Maryn is currently addicted to cutting her own hair. I have discovered her twice in the last 24 hours with a pair of scissors going into her hair and taking out a chunk before I could get the scissors away from her. We have now implemented a scissors moratorium at our house.
I suppose this is a phase, and that I should be grateful. Whitney, the little blond across the street, went through a phase where she was cutting not only her hair but also her eyelashes, claiming that they "were too long and needed a trim." I hope Whitney doesn't give Maryn any ideas. Maryn + a pair of scissors + eyeball = disaster.

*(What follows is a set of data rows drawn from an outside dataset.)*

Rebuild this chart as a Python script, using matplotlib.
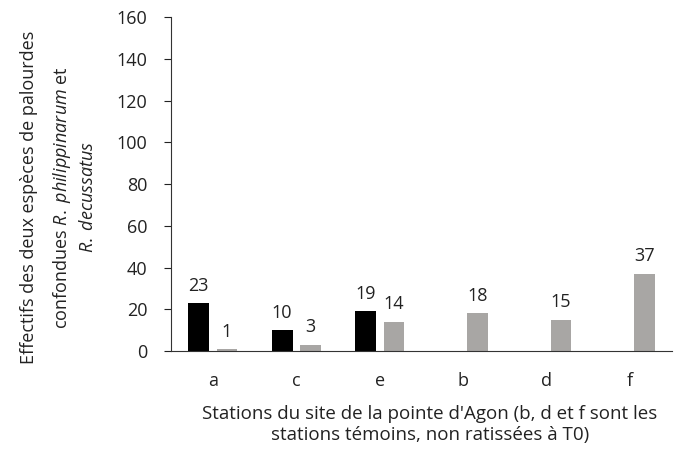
import matplotlib.pyplot as plt
import numpy as np

plt.rcParams['font.family'] = ['Open Sans', 'DejaVu Sans']
plt.rcParams['mathtext.fontset'] = 'custom'
plt.rcParams['mathtext.rm'] = 'Open Sans'
plt.rcParams['mathtext.it'] = 'Open Sans:italic'

# Data
stations = ['a', 'c', 'e', 'b', 'd', 'f']
black_vals = [23, 10, 19, np.nan, np.nan, np.nan]
grey_vals = [1, 3, 14, 18, 15, 37]
yticks = [0, 20, 40, 60, 80, 100, 120, 140, 160]

fig = plt.figure(figsize=(6.91, 4.53), dpi=100)
ax = fig.add_axes([0.2475, 0.225, 0.725, 0.7375])

x = np.arange(len(stations))
w = 0.25
off = 0.17
b1 = ax.bar(x - off, black_vals, w, color='#000000')
b2 = ax.bar(x + off, grey_vals, w, color='#a8a6a4')

# value labels, only where there is a bar
for bars, vals in [(b1, black_vals), (b2, grey_vals)]:
    for rect, v in zip(bars, vals):
        if np.isnan(v):
            continue
        ax.text(rect.get_x() + rect.get_width() / 2, v + 4, str(int(v)),
                ha='center', va='bottom', fontsize=13, color='#222222')

ax.set_xlim(-0.5, len(stations) - 0.5)
ax.set_ylim(0, 160)
ax.set_yticks(yticks)
ax.set_xticks(x)
ax.set_xticklabels(stations)
ax.tick_params(axis='y', direction='out', length=5, labelsize=13, colors='#222222', pad=12)
ax.tick_params(axis='x', length=0, labelsize=13, colors='#222222', pad=15)

for s in ['top', 'right']:
    ax.spines[s].set_visible(False)
ax.spines['left'].set_color('#333333')
ax.spines['bottom'].set_color('#333333')

ax.set_xlabel("Stations du site de la pointe d'Agon (b, d et f sont les\nstations témoins, non ratissées à T0)",
              fontsize=13.5, color='#222222', linespacing=1.25)
ax.xaxis.set_label_coords(0.517, -0.16)

# y label: three lines, part in italics
fig.text(0.042, 0.565, "Effectifs des deux espèces de palourdes",
         rotation=90, ha='center', va='center', fontsize=13, color='#222222')
fig.text(0.090, 0.565, r"confondues $R.$ $philippinarum$ et",
         rotation=90, ha='center', va='center', fontsize=13, color='#222222')
fig.text(0.127, 0.565, r"$R.$ $decussatus$",
         rotation=90, ha='center', va='center', fontsize=13, color='#222222')

plt.savefig('out.png', dpi=100)
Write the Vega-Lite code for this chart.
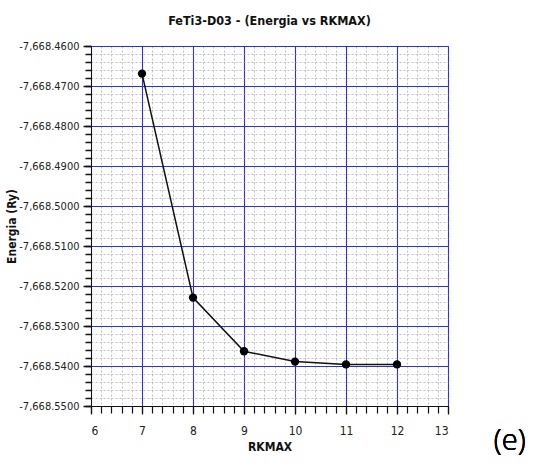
{
  "$schema": "https://vega.github.io/schema/vega-lite/v6.json",
  "autosize": "none",
  "width": 357,
  "height": 360,
  "padding": {"left": 91, "top": 46, "right": 85, "bottom": 56},
  "background": "white",
  "title": {
    "text": "FeTi3-D03 - (Energia vs RKMAX)",
    "font": "DejaVu Sans Condensed, Open Sans",
    "fontSize": 12.5,
    "fontWeight": "bold",
    "color": "#111",
    "anchor": "middle",
    "offset": 13
  },
  "config": {
    "view": {"stroke": "#333", "strokeWidth": 1},
    "axis": {
      "labelFont": "DejaVu Sans Condensed, Open Sans",
      "titleFont": "DejaVu Sans Condensed, Open Sans",
      "labelColor": "#222",
      "titleColor": "#111",
      "domainColor": "#111",
      "tickColor": "#111"
    }
  },
  "data": {
    "values": [
      {"rkmax": 7, "energia": -7668.4669},
      {"rkmax": 8, "energia": -7668.5229},
      {"rkmax": 9, "energia": -7668.5363},
      {"rkmax": 10, "energia": -7668.5389},
      {"rkmax": 11, "energia": -7668.5396},
      {"rkmax": 12, "energia": -7668.5396}
    ]
  },
  "layer": [
    {
      "mark": {"type": "line", "opacity": 0},
      "encoding": {
        "x": {
          "field": "rkmax", "type": "quantitative",
          "scale": {"domain": [6, 13], "nice": false, "zero": false},
          "axis": {
            "orient": "bottom", "tickCount": 35, "labels": false, "title": null,
            "domain": false, "ticks": true, "tickSize": 7, "tickWidth": 1.2,
            "grid": true, "gridColor": "#a8a8a8", "gridDash": [2, 2], "gridWidth": 0.7
          }
        },
        "y": {
          "field": "energia", "type": "quantitative",
          "scale": {"domain": [-7668.55, -7668.46], "nice": false, "zero": false},
          "axis": {
            "orient": "left", "tickCount": 45, "labels": false, "title": null,
            "domain": false, "ticks": true, "tickSize": 6, "tickWidth": 1.5,
            "grid": true, "gridColor": "#a8a8a8", "gridDash": [2, 2], "gridWidth": 0.7
          }
        }
      }
    },
    {
      "mark": {"type": "line", "color": "#111", "strokeWidth": 1.5},
      "encoding": {
        "x": {
          "field": "rkmax", "type": "quantitative",
          "axis": {
            "orient": "bottom", "values": [6, 7, 8, 9, 10, 11, 12, 13],
            "title": "RKMAX", "titleFontSize": 12, "titleFontWeight": "bold", "titlePadding": 5,
            "labelFontSize": 12, "labelPadding": 11, "tickSize": 8, "tickWidth": 1.2,
            "grid": true, "gridColor": "#2f2fe0", "gridWidth": 1.1
          }
        },
        "y": {
          "field": "energia", "type": "quantitative",
          "axis": {
            "orient": "left", "tickCount": 9,
            "labelExpr": "replace(format(datum.value, ',.4f'), '\u2212', '-')",
            "title": "Energia (Ry)", "titleFontSize": 12, "titleFontWeight": "bold", "titlePadding": 0,
            "labelFontSize": 11, "labelPadding": 4, "tickSize": 8, "tickWidth": 1.5,
            "grid": true, "gridColor": "#2f2fe0", "gridWidth": 1.1
          }
        }
      }
    },
    {
      "mark": {"type": "point", "filled": true, "color": "#000", "size": 70, "opacity": 1},
      "encoding": {
        "x": {"field": "rkmax", "type": "quantitative", "axis": null},
        "y": {"field": "energia", "type": "quantitative", "axis": null}
      }
    },
    {
      "mark": {"type": "text", "text": "(e)", "font": "Open Sans", "fontSize": 29, "fontWeight": 300, "color": "#000", "clip": false, "align": "center", "baseline": "middle"},
      "encoding": {
        "x": {"datum": 14.21, "type": "quantitative", "axis": null},
        "y": {"datum": -7668.5587, "type": "quantitative", "axis": null}
      }
    }
  ],
  "resolve": {"axis": {"x": "independent", "y": "independent"}}
}
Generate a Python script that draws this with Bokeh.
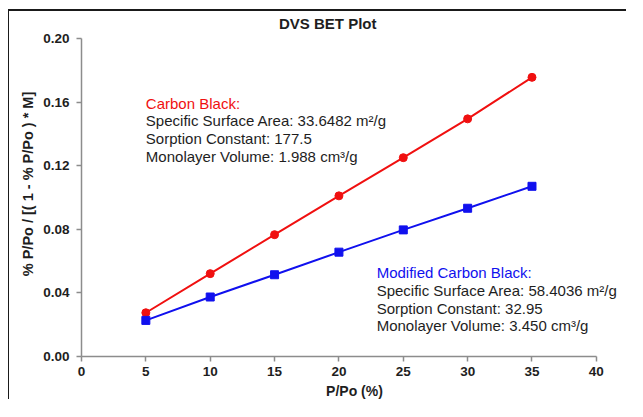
from bokeh.plotting import figure
from bokeh.models import Label, FixedTicker, NumeralTickFormatter, Range1d
from bokeh.embed import file_html
from bokeh.resources import INLINE

# ---- data ----
p_po = [5, 10, 15, 20, 25, 30, 35]
carbon_black = [0.0275, 0.0521, 0.0766, 0.1010, 0.1250, 0.1494, 0.1755]
modified_cb = [0.0227, 0.0374, 0.0514, 0.0656, 0.0796, 0.0932, 0.1070]
x_ticks = [0, 5, 10, 15, 20, 25, 30, 35, 40]
y_ticks = [0.0, 0.04, 0.08, 0.12, 0.16, 0.20]

title_text = "DVS BET Plot"
x_label = "P/Po (%)"
y_label = "% P/Po / [( 1 - % P/Po ) * M]"
cb_lines = ["Carbon Black:",
            "Specific Surface Area: 33.6482 m\u00b2/g",
            "Sorption Constant: 177.5",
            "Monolayer Volume: 1.988 cm\u00b3/g"]
mcb_lines = ["Modified Carbon Black:",
             "Specific Surface Area: 58.4036 m\u00b2/g",
             "Sorption Constant: 32.95",
             "Monolayer Volume: 3.450 cm\u00b3/g"]

RED = "#f01010"
BLUE = "#1010ee"
TXT = "#1e1e1e"
FONT = "Liberation Sans"

p = figure(width=618, height=390, output_backend="svg", toolbar_location=None,
           x_range=Range1d(0, 42.42), y_range=Range1d(0, 0.2169),
           min_border_left=72, min_border_right=0, min_border_top=0,
           min_border_bottom=43)
p.styles = {"border-top": "2px solid #1a1a1a", "border-left": "1px solid #1a1a1a",
            "margin-left": "8px", "margin-top": "9px"}
p.outline_line_color = None
p.xgrid.visible = False
p.ygrid.visible = False

p.line(p_po, carbon_black, line_color=RED, line_width=2)
p.scatter(p_po, carbon_black, marker="circle", size=8, color=RED)
p.line(p_po, modified_cb, line_color=BLUE, line_width=2)
p.scatter(p_po, modified_cb, marker="square", size=8, color=BLUE)

for ax in (p.xaxis[0], p.yaxis[0]):
    ax.axis_line_color = "#8c8c8c"
    ax.axis_line_width = 1.5
    ax.major_tick_line_color = "#8c8c8c"
    ax.major_tick_line_width = 1.5
    ax.major_tick_out = 5
    ax.major_tick_in = 0
    ax.minor_tick_line_color = None
    ax.major_label_text_font = FONT
    ax.major_label_text_font_style = "bold"
    ax.major_label_text_font_size = "13.5px"
    ax.major_label_text_color = TXT
    ax.axis_label_text_font = FONT
    ax.axis_label_text_font_style = "bold"
    ax.axis_label_text_color = TXT

p.xaxis.bounds = (0, 40)
p.yaxis.bounds = (0, 0.2)
p.xaxis.ticker = FixedTicker(ticks=x_ticks)
p.yaxis.ticker = FixedTicker(ticks=y_ticks)
p.yaxis.formatter = NumeralTickFormatter(format="0.00")
p.xaxis.axis_label = x_label
p.yaxis.axis_label = y_label
p.xaxis.axis_label_text_font_size = "14px"
p.yaxis.axis_label_text_font_size = "14.5px"
p.xaxis.major_label_standoff = 5
p.yaxis.major_label_standoff = 7
p.xaxis.axis_label_standoff = 4
p.yaxis.axis_label_standoff = 4

p.add_layout(Label(x=19.13, y=0.2093, text=title_text, text_align="center",
                   text_baseline="middle", text_font=FONT, text_font_style="bold",
                   text_font_size="15px", text_color=TXT))

cb_y = [0.1593, 0.1481, 0.1371, 0.1260]
mcb_y = [0.05255, 0.04156, 0.03015, 0.01952]
for i, (t, yy) in enumerate(zip(cb_lines, cb_y)):
    p.add_layout(Label(x=5.0, y=yy, text=t, text_baseline="middle", text_font=FONT,
                       text_font_size="15px", text_color=RED if i == 0 else TXT))
for i, (t, yy) in enumerate(zip(mcb_lines, mcb_y)):
    p.add_layout(Label(x=22.93, y=yy, text=t, text_baseline="middle", text_font=FONT,
                       text_font_size="15px", text_color=BLUE if i == 0 else TXT))

open("out.html", "w").write(file_html(p, INLINE))
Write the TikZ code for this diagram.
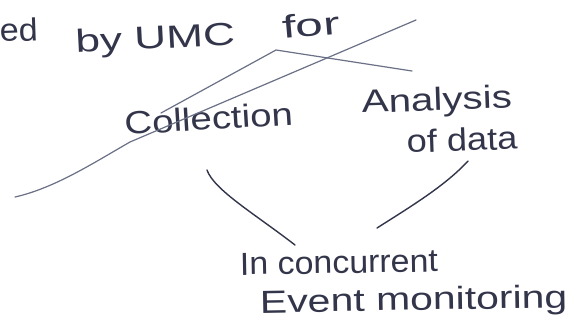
\documentclass[tikz,border=0pt]{standalone}
\usepackage{fontspec}
\setmainfont{Liberation Sans}
\usepackage{graphicx}
\definecolor{ink}{HTML}{33354A}
\definecolor{inklight}{HTML}{6A7085}
\begin{document}
\begin{tikzpicture}[x=1pt,y=-1pt,
  hw/.style={text=ink, inner sep=0pt, anchor=base west, font=\fontsize{32}{34}\selectfont},
  pen/.style={draw=ink, line width=1.4pt, line cap=round, line join=round},
  strike/.style={draw=inklight, line width=1.2pt, line cap=round, line join=round}]
\useasboundingbox (0,0) rectangle (572,322);
\fill[white] (0,0) rectangle (572,322);

% top words
\node[hw, rotate=2] (ed) at (0,42) {\scalebox{1.07}[1]{ed}};
\node[hw, rotate=3] (byumc) at (76,53) {\scalebox{1.38}[1]{by UMC}};
\node[hw, rotate=5] (for) at (283,39) {\scalebox{1.55}[1]{for}};

% middle words
\node[hw, rotate=3.5] (coll) at (125,135) {\scalebox{1.2}[1]{Collection}};
\node[hw, rotate=2] (anal) at (362,113) {\scalebox{1.26}[1]{Analysis}};
\node[hw, rotate=2] (data) at (407,153) {\scalebox{1.13}[1]{of data}};

% bottom words
\node[hw, rotate=1] (inc) at (240,275) {\scalebox{1.06}[1]{In concurrent}};
\node[hw, rotate=1] (evm) at (260,313) {\scalebox{1.28}[1]{Event monitoring}};

% strike lines
\coordinate (sa1) at (161,113);
\coordinate (sa2) at (276,50);
\coordinate (sa3) at (412,71);
\draw[strike] (sa1) -- (sa2) -- (sa3);
\coordinate (sb1) at (15,197);
\coordinate (sb2) at (130,142);
\coordinate (sb3) at (416,20);
\draw[strike] (sb1) .. controls (55,188) and (95,162) .. (sb2) -- (sb3);

% arrows
\coordinate (a1s) at (295,245);
\coordinate (a1e) at (207,170);
\draw[pen] (a1s) .. controls (255,214) and (214,190) .. (a1e);
\coordinate (a2s) at (377,228);
\coordinate (a2e) at (468,161);
\draw[pen] (a2s) .. controls (410,207) and (445,186) .. (a2e);
\end{tikzpicture}
\end{document}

Perhaps the hair cutting thing is a necessary rite of childhood. Cora just went through this a couple of months ago. It was an event for which I was totally unprepared. First, because Cora is traditionally very obedient. Second, because Cora is seven and I figured I'd passed the "destroy your hair with scissors" window. Apparently not.
Cora was at school when she was overcome by the overwhelming urge to hack off her hair. She pulled the rounded end craft scissors out of her desk and went at it--putting all of the hair clippings into her desk, and then wrapping them in a sweatshirt that she stashed in her backpack. She took at least four inches off in some places--in other places it was just one or two inches. It was quite a new look, as you might imagine.
The biggest mystery in all of this is how a seven year old girl manages to do something like this to herself without her teacher noticing? We still aren't sure about that. Cora claims that her teacher was at her desk the entire time Cora was executing her covert hair assassination.
Sydney hasn't had her phase yet. I'm hoping that perhaps she has lived vicariously through her sisters and won't feel the urge. But you never know. Maybe she'll skip scissors and head straight for a razor. Maybe I should just head the whole thing off and shave her head now. Now that would be some proactive parenting.